* **Brief**:
Where a line of the listing below includes the word "this", reproduce that line.
--------
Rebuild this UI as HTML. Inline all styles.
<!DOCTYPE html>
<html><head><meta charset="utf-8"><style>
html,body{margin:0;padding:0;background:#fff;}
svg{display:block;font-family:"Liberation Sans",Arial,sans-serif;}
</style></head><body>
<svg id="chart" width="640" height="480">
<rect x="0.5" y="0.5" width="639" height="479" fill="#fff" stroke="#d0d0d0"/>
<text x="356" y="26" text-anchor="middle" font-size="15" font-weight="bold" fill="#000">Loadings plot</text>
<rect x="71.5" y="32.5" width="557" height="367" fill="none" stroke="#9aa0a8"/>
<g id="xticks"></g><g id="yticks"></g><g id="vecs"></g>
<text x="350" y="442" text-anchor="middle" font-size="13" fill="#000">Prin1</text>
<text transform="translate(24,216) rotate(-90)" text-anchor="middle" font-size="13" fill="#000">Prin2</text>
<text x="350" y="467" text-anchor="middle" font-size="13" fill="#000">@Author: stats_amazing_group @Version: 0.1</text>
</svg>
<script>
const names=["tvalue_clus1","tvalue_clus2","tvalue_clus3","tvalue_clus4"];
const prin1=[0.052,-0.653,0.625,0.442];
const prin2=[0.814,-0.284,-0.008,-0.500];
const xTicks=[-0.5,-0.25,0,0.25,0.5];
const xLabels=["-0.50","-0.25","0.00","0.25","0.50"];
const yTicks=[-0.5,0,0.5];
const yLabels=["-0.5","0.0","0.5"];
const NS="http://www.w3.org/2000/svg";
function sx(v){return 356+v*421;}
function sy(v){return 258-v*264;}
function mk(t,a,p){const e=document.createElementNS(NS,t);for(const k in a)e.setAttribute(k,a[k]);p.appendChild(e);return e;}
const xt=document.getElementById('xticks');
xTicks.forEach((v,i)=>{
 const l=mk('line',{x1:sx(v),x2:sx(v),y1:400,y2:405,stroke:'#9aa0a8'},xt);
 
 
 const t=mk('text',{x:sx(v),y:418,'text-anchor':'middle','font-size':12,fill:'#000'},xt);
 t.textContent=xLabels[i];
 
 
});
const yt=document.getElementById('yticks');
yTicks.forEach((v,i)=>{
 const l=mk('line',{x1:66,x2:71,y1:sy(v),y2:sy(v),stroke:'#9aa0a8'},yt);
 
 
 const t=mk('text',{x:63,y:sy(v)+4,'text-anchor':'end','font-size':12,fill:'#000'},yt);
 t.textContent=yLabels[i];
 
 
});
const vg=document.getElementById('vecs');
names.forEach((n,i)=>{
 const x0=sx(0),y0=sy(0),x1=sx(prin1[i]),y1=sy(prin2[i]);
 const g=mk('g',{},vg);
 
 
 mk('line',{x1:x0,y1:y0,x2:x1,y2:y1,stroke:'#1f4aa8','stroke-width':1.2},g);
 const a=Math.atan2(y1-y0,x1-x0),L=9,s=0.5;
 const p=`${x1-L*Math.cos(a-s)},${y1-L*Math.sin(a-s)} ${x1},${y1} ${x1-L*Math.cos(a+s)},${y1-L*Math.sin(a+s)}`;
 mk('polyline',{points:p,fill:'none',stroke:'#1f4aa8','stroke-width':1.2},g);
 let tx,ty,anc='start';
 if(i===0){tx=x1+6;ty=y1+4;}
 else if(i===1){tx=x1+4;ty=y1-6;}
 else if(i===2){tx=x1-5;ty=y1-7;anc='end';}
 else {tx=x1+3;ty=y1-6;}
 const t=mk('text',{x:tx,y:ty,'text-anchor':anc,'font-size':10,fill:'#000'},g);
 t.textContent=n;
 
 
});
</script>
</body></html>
--------
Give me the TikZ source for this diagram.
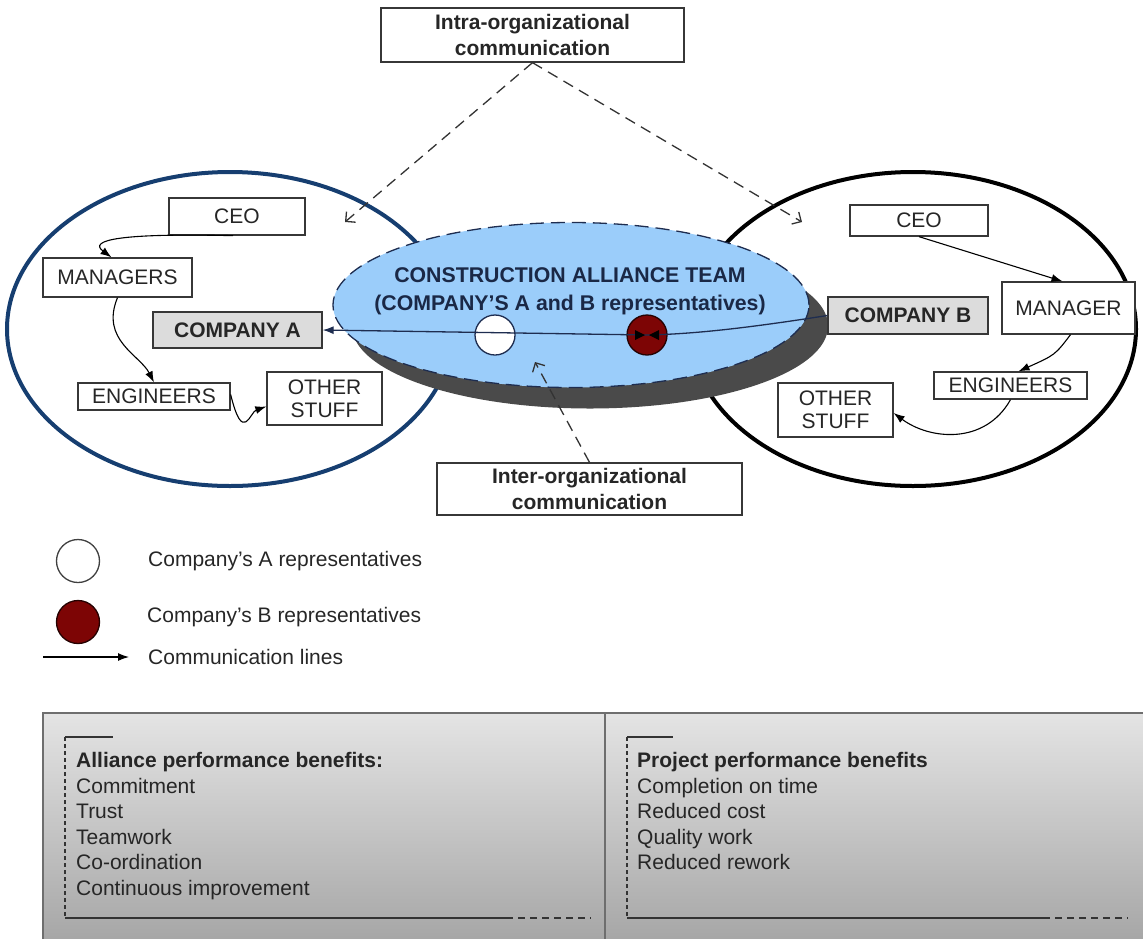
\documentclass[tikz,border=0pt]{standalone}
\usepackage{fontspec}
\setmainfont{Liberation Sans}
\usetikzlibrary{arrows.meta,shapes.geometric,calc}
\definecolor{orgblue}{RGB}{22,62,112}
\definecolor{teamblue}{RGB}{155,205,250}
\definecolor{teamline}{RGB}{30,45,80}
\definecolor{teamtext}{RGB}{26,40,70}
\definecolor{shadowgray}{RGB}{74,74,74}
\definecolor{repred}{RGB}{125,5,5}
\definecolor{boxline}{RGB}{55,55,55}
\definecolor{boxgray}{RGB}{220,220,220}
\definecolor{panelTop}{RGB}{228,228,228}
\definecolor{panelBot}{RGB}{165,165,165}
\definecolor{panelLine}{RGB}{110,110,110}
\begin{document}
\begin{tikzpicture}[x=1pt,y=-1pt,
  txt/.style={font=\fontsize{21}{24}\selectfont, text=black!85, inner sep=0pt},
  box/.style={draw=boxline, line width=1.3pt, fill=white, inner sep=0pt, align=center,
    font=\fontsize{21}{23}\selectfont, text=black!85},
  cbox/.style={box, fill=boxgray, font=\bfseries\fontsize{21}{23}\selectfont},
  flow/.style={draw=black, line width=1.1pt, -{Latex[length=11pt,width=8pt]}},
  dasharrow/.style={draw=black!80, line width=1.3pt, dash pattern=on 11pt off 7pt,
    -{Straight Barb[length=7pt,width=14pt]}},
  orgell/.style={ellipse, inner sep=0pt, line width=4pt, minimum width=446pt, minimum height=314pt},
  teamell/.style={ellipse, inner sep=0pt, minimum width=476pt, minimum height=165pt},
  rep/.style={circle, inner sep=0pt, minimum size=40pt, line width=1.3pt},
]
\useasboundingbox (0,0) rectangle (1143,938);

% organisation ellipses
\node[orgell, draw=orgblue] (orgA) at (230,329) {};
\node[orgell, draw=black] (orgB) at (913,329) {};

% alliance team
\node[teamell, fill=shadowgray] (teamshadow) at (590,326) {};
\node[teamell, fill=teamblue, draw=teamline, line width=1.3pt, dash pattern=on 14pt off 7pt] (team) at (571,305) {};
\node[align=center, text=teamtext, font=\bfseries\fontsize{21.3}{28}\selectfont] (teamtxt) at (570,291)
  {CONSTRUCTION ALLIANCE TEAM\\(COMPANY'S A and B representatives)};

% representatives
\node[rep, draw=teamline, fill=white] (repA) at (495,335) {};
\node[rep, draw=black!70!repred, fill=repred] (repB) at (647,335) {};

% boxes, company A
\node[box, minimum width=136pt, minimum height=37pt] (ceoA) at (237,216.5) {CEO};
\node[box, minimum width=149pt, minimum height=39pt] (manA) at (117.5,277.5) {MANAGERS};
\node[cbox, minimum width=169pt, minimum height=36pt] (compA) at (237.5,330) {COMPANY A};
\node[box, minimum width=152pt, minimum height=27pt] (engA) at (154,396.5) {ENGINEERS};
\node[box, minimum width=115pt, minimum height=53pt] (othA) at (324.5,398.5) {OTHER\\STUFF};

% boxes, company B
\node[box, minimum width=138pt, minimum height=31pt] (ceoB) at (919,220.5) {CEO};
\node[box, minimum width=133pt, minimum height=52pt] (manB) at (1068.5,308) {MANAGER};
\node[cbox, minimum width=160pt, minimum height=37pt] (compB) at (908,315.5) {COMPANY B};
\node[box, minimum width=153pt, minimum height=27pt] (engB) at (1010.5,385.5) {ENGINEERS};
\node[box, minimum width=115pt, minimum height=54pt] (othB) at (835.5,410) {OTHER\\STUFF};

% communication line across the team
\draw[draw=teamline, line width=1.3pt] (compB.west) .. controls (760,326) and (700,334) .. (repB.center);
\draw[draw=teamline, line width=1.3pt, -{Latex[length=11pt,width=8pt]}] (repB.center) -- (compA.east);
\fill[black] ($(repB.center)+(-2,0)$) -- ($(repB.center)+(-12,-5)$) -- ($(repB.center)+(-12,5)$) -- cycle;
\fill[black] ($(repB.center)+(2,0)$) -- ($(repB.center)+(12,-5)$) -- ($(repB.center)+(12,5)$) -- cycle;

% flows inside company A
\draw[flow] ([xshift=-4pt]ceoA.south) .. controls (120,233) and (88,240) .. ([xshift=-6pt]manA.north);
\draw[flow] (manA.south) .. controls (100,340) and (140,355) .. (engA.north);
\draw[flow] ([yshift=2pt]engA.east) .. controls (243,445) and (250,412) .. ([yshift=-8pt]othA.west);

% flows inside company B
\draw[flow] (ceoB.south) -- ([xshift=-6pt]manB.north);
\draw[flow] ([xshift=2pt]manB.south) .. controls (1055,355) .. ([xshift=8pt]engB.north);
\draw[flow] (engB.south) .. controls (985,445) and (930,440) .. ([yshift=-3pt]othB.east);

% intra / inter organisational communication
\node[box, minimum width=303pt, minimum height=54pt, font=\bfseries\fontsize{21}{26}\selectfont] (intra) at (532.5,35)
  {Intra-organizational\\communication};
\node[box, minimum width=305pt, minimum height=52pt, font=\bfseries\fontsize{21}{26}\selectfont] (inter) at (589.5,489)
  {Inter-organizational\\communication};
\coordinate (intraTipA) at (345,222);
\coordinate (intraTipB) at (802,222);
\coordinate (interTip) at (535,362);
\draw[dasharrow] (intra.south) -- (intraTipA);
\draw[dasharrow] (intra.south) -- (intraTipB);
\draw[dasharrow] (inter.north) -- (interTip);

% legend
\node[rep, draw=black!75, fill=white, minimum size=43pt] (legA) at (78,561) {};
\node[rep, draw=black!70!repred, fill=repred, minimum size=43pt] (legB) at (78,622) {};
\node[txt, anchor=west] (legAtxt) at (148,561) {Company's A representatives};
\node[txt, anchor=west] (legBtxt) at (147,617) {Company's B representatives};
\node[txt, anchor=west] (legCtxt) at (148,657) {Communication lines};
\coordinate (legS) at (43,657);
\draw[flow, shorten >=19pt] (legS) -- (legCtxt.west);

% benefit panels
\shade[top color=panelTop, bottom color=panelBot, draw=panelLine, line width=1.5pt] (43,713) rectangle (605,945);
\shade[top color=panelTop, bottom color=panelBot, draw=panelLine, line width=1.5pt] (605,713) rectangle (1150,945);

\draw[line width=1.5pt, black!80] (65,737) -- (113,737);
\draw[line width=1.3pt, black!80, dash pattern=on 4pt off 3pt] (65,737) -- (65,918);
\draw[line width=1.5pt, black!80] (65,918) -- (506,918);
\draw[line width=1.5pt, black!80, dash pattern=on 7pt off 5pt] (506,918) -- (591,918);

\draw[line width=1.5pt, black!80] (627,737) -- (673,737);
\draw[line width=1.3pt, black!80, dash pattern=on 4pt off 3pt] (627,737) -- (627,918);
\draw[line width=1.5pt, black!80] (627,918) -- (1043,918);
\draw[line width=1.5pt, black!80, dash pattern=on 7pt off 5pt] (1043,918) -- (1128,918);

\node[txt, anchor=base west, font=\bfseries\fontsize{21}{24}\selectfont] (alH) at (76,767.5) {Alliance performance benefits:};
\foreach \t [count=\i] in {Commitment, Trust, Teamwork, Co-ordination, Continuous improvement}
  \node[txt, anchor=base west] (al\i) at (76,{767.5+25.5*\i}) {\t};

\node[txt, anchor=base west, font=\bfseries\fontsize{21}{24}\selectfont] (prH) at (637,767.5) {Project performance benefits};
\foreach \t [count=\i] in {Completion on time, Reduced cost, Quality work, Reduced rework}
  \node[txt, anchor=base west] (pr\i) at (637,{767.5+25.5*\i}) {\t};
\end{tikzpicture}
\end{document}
--------
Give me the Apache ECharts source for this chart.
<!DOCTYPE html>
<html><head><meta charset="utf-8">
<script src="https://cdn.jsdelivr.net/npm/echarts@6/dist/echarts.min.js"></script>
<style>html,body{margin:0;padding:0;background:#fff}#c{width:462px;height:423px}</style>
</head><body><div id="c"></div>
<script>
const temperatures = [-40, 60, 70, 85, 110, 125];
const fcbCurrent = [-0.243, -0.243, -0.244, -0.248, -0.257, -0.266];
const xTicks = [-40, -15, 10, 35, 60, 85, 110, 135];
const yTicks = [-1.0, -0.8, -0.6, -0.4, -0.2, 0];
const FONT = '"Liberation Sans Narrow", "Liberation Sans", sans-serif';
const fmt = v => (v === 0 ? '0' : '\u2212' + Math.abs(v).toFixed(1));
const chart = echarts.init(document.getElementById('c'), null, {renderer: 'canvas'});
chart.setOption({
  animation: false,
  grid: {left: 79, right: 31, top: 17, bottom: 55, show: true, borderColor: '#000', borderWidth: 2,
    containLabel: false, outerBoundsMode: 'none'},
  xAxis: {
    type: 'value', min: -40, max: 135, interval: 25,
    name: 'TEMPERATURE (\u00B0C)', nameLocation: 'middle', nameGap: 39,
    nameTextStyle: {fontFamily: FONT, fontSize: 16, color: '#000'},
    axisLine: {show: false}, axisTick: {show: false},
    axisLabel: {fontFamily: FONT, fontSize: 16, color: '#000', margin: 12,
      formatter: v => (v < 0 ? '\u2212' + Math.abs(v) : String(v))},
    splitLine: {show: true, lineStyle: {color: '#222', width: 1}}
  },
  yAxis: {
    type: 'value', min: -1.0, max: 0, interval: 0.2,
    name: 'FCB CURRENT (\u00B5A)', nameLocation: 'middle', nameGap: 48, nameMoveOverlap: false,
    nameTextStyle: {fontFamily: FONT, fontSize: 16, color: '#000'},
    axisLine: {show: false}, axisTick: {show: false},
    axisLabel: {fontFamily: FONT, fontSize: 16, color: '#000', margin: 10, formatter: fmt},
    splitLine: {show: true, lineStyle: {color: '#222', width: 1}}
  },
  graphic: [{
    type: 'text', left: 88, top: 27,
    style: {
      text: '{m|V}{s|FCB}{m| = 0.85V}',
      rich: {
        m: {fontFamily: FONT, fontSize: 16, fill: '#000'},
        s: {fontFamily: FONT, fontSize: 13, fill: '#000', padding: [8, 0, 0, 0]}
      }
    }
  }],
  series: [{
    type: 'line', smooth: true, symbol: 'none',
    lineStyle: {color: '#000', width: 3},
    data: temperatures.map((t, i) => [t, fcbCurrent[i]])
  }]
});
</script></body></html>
--------
* **Solution to the exercise**:
Rebuild this UI as HTML. Inline all styles.
Give me the TikZ source for this diagram.
Give me the Apache ECharts source for this chart.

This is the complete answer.